The lines to extract run from the first line of the material below to the line containing "plt.rcParams['mathtext.default'] = 'regular'", both included; leave the pictures behind.

·····

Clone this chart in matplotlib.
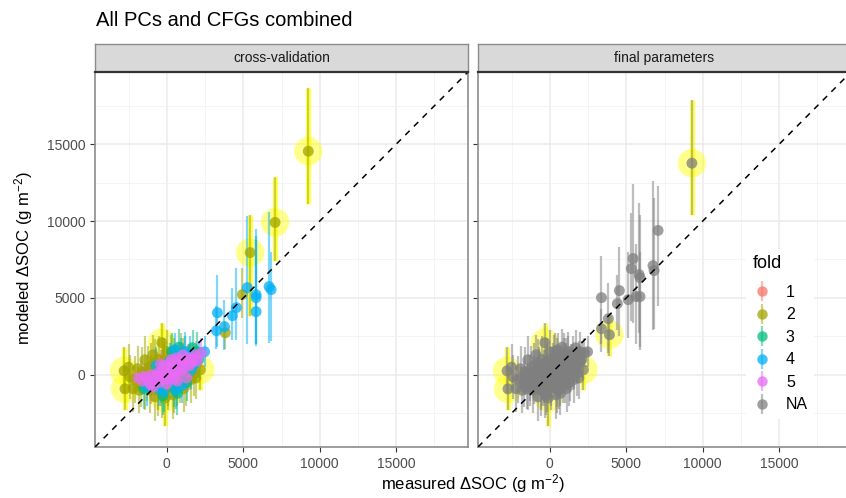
import numpy as np
import matplotlib.pyplot as plt
from matplotlib.lines import Line2D
from matplotlib.legend_handler import HandlerTuple

plt.rcParams['font.family'] = ['Liberation Sans', 'DejaVu Sans']
plt.rcParams['mathtext.default'] = 'regular'

# cluster of sites around the origin (same measured values in both panels)
clu_x = [-2790, -2730, -2400, -2200, -1900, -1700, -1430, -1300, -1100, -1000, -900, -780, -700, -600, -500,
         -325, -300, -200, -100, 0, 100, 200, 400, 500, 700, 900, 1100, 1300, 1600, 2200, 1900,
         200, 800, -300, 1400,
         1690, 325, -260, 800, 1300, -700, 500, 1000,
         2470, 520, 1200, -500, 1000, 1800, -1000, 300, 1500,
         -1880, -1500, -1200, -1000, -800, -600, -500, -300, -200, 0, 100, 200, 300, 400, 500, 600, 700,
         800, 900, 1000, 1100, 1200, 1400, 1500, 1700, 1900, 2000, 2270, -900, 0, 700, 1300, 300, -400,
         -2500, -2100, -1800, -1600, -1400, -1200, -1000, -800, -600, -400, -150, 50, 250, 450, 650, 850,
         1050, 1250, 1500, 1800,
         -1600, -1300, -1100, -700, -400, -100, 150, 350, 550, 750, 950, 1150, 1350, 1600, 1800, -200,
         250, 650, 1050, 450,
         -1300, -200, 600, 1600, 2100, 900, -700, 200,
         -1500, 0, 1200, 2000, -400, 700]
clu_y = [260, -910, -130, -900, 400, -600, 980, -200, -980, 600, 1300, -1430, 200, -700, 1000,
         2090, -1200, 500, -1500, 1500, -800, 300, -1300, 900, -500, 1300, -900, 400, -300, 330, -200,
         200, 500, -100, 700,
         1760, 1500, -1370, 1800, -500, -100, -900, 100,
         1500, 1630, 1500, -900, -700, 700, -300, -400, 1300,
         -200, -100, -400, 0, -300, 100, -500, 300, -200, 100, 500, -100, 300, 700, 0, 400, 800,
         200, 600, 1000, 400, 800, 1100, 600, 1000, 1300, 900, 1430, -800, -600, -400, -200, 1000, 700,
         500, -300, -1000, 200, -700, 400, -300, 800, -1000, -200, 900, -400, 1100, -900, 300, -200,
         900, -500, 500, 100,
         -400, -200, -600, -100, 0, -300, 200, 0, 200, 500, 300, 700, 900, 800, 1100, 600,
         800, 1100, 1300, -300,
         -800, -1100, -1000, 300, 1000, 1200, 600, 900,
         -900, 600, 1200, 1500, -700, -1200]
clu_lo = [-1200, -2300, -1600, -2400, -900, -2100, -500, -1700, -2500, -900, -200, -3000, -1300, -2300, -500,
          700, -2800, -1000, -3300, 200, -2300, -1200, -2900, -600, -2000, -100, -2400, -1000, -1800, -1000, -1600,
          -700, -400, -1000, -200,
          600, 300, -2600, 600, -1700, -1300, -2100, -1100,
          500, 600, 300, -2000, -1800, -500, -1400, -1500, 200,
          -900, -900, -1300, -800, -1200, -700, -1400, -500, -1100, -800, -400, -1000, -600, -200, -900, -500, -100,
          -700, -300, 100, -500, -100, 200, -300, 100, 400, 0, 500, -1700, -1500, -1300, -1100, 100, -200,
          -900, -1800, -2500, -1300, -2300, -1100, -1900, -700, -2700, -1800, -600, -2000, -400, -2500, -1200, -1800,
          -600, -2000, -1000, -1400,
          -1200, -1000, -1400, -900, -800, -1100, -600, -800, -600, -300, -500, -100, 100, 0, 300, -200,
          0, 300, 500, -1100,
          -2000, -2400, -2200, -900, -200, 100, -600, -300,
          -2200, -700, 0, 300, -2000, -2600]
clu_hi = [1800, 500, 1300, 600, 1900, 900, 2500, 1300, 500, 2100, 2600, 100, 1700, 800, 2500,
          3400, 300, 2000, -100, 2900, 700, 1800, 200, 2400, 1000, 2700, 600, 1900, 1200, 1700, 1300,
          1100, 1400, 800, 1600,
          2900, 2700, -100, 3000, 700, 1100, 300, 1300,
          2500, 2700, 2800, 200, 400, 1900, 800, 700, 2500,
          500, 700, 500, 800, 600, 900, 400, 1100, 700, 1000, 1400, 800, 1200, 1600, 900, 1300, 1700,
          1100, 1500, 1900, 1300, 1700, 2000, 1500, 1900, 2200, 1800, 2400, 100, 300, 500, 700, 1900, 1600,
          2000, 1200, 400, 1800, 800, 1900, 1300, 2300, 500, 1300, 2400, 1100, 2600, 600, 1800, 1300,
          2400, 1000, 2000, 1600,
          400, 600, 200, 700, 800, 500, 1000, 800, 1000, 1300, 1100, 1500, 1700, 1600, 1900, 1400,
          1600, 1900, 2100, 500,
          300, 100, 200, 1500, 2200, 2400, 1800, 2100,
          400, 1900, 2500, 2800, 600, 100]
clu_fold = [2] * 31 + [1] * 4 + [3] * 8 + [4] * 9 + [5] * 34 + [2] * 20 + [5] * 20 + [4] * 8 + [3] * 6
clu_hl = [0, 1, 15, 18, 29]

# larger sites, cross-validation panel
cv_x = [9250, 7080, 5450, 5260, 5840, 5840, 6690, 6820, 5840, 3310, 4290, 4550, 3250, 3770, 4940, 3830]
cv_y = [14540, 9910, 7950, 5670, 5210, 5020, 5740, 5540, 4110, 4040, 3850, 4370, 2870, 3130, 5220, 2740]
cv_lo = [11080, 7370, 3800, 2000, 1900, 2000, 2100, 2200, 2000, 1800, 2280, 2280, 1700, 1630, 3700, 1700]
cv_hi = [18640, 12840, 10400, 10300, 9500, 8800, 10600, 8000, 9000, 6500, 5670, 6970, 4500, 4890, 6970, 3500]
cv_fold = [2, 2, 2, 4, 4, 4, 4, 4, 4, 4, 4, 4, 4, 4, 2, 2]
cv_hl = [0, 1, 2]

# larger sites, final parameters panel
fin_x = [9290, 7080, 6750, 6820, 5450, 5330, 5840, 5900, 5650, 5900, 5130, 4550, 4420, 3380, 3830, 3380, 3900]
fin_y = [13760, 9390, 7100, 6780, 7560, 6910, 6520, 6320, 5090, 5090, 4890, 5480, 4630, 5020, 3650, 3000, 2610]
fin_lo = [10370, 4500, 2900, 3000, 3400, 3500, 2700, 1800, 2000, 1600, 2400, 2500, 2900, 2000, 1400, 1500, 1200]
fin_hi = [17860, 12260, 12600, 11500, 12400, 10500, 11200, 10400, 8500, 8000, 8000, 8300, 6500, 7700, 6000, 4300, 3900]
fin_hl = [0, 16]

fold_names = ['1', '2', '3', '4', '5', 'NA']
fold_cols = ['#F8766D', '#A3A500', '#00BF7D', '#00B0F6', '#E76BF3', '#7F7F7F']
draw_rank = {2: 0, 1: 1, 3: 2, 4: 3, 5: 4}

lim = (-4690, 19690)


def draw_panel(ax, x, y, lo, hi, cols, hl, rank):
    order = np.argsort(rank, kind='stable')
    x = np.asarray(x)[order]; y = np.asarray(y)[order]
    lo = np.asarray(lo)[order]; hi = np.asarray(hi)[order]
    cols = [cols[i] for i in order]
    mask = np.zeros(len(order), bool)
    mask[hl] = True
    mask = mask[order]
    ax.vlines(x[mask], lo[mask], hi[mask], color='yellow', lw=3.8, alpha=0.65, zorder=2)
    ax.scatter(x[mask], y[mask], s=420, color='yellow', alpha=0.45, edgecolors='none', zorder=2)
    ax.vlines(x, lo, hi, colors=cols, lw=1.6, alpha=0.5, zorder=3)
    ax.scatter(x, y, s=62, c=cols, alpha=0.75, edgecolors='none', zorder=4)


fig = plt.figure(figsize=(8.46, 4.98), dpi=100)
ax1 = fig.add_axes([95 / 846, 1 - 447 / 498, 373 / 846, 375 / 498])
ax2 = fig.add_axes([478 / 846, 1 - 447 / 498, 373 / 846, 375 / 498])

n = len(clu_x)
clu_cols = [fold_cols[f - 1] for f in clu_fold]
cv_cols = [fold_cols[f - 1] for f in cv_fold]
rank_cv = [draw_rank[f] for f in clu_fold + cv_fold]

draw_panel(ax1, clu_x + cv_x, clu_y + cv_y, clu_lo + cv_lo, clu_hi + cv_hi,
           clu_cols + cv_cols, clu_hl + [n + i for i in cv_hl], rank_cv)
draw_panel(ax2, clu_x + fin_x, clu_y + fin_y, clu_lo + fin_lo, clu_hi + fin_hi,
           ['#7F7F7F'] * (n + len(fin_x)), clu_hl + [n + i for i in fin_hl], [0] * (n + len(fin_x)))

for ax, name in [(ax1, 'cross-validation'), (ax2, 'final parameters')]:
    ax.plot(lim, lim, color='black', ls=(0, (4, 4)), lw=1.1, zorder=5)
    ax.set_xlim(lim)
    ax.set_ylim(lim)
    ax.set_xticks([0, 5000, 10000, 15000])
    ax.set_yticks([0, 5000, 10000, 15000])
    ax.set_xticks([-2500, 2500, 7500, 12500, 17500], minor=True)
    ax.set_yticks([-2500, 2500, 7500, 12500, 17500], minor=True)
    ax.grid(which='major', color='#EBEBEB', lw=1.1, zorder=0)
    ax.grid(which='minor', color='#F2F2F2', lw=0.6, zorder=0)
    ax.set_axisbelow(True)
    ax.tick_params(which='major', length=3.5, width=0.8, color='#333333', labelcolor='#4D4D4D', labelsize=10)
    ax.tick_params(which='minor', length=0)
    for s in ax.spines.values():
        s.set_color('#8C8C8C')
        s.set_linewidth(1.2)
    pos = ax.get_position()
    st = fig.add_axes([pos.x0, 1 - 72 / 498, pos.width, 28 / 498])
    st.set_facecolor('#D9D9D9')
    st.set_xticks([]); st.set_yticks([])
    for k, s in st.spines.items():
        s.set_color('#8C8C8C')
        s.set_linewidth(1.0)
    st.spines['bottom'].set_color('#333333')
    st.spines['bottom'].set_linewidth(1.6)
    st.text(0.5, 0.5, name, ha='center', va='center', fontsize=10, color='#1A1A1A', transform=st.transAxes)

ax2.tick_params(axis='y', labelleft=False)

fig.text(96 / 846, 1 - 20 / 498, 'All PCs and CFGs combined', fontsize=14.5, va='center', ha='left')
fig.text(473 / 846, 1 - 484 / 498, 'measured ΔSOC (g m$^{-2}$)', fontsize=12, ha='center', va='center')
fig.text(24 / 846, 1 - 258 / 498, 'modeled ΔSOC (g m$^{-2}$)', fontsize=12, ha='center', va='center',
         rotation=90)

handles = []
for c in fold_cols:
    bar = Line2D([], [], marker='|', ms=15, mew=1.6, color=c, alpha=0.5, ls='')
    dot = Line2D([], [], marker='o', ms=7.5, color=c, alpha=0.75, mec='none', ls='')
    handles.append((bar, dot))
leg = fig.legend(handles, fold_names, handler_map={tuple: HandlerTuple(ndivide=1)},
                 loc='upper left', bbox_to_anchor=(738 / 846, 1 - 241 / 498), title='fold',
                 fontsize=11.5, title_fontsize=13, frameon=True, facecolor='white', edgecolor='none',
                 framealpha=1, labelspacing=0.47, handlelength=1.2, handletextpad=0.9, borderpad=0.4)
leg._legend_box.align = 'left'
leg._legend_box.sep = 9

fig.savefig('out.png', dpi=100)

·····

▸ **ANSWER TO THE PROBLEM**
Clone this chart in matplotlib.
import numpy as np
import matplotlib.pyplot as plt
from matplotlib.lines import Line2D
from matplotlib.legend_handler import HandlerTuple

plt.rcParams['font.family'] = ['Liberation Sans', 'DejaVu Sans']
plt.rcParams['mathtext.default'] = 'regular'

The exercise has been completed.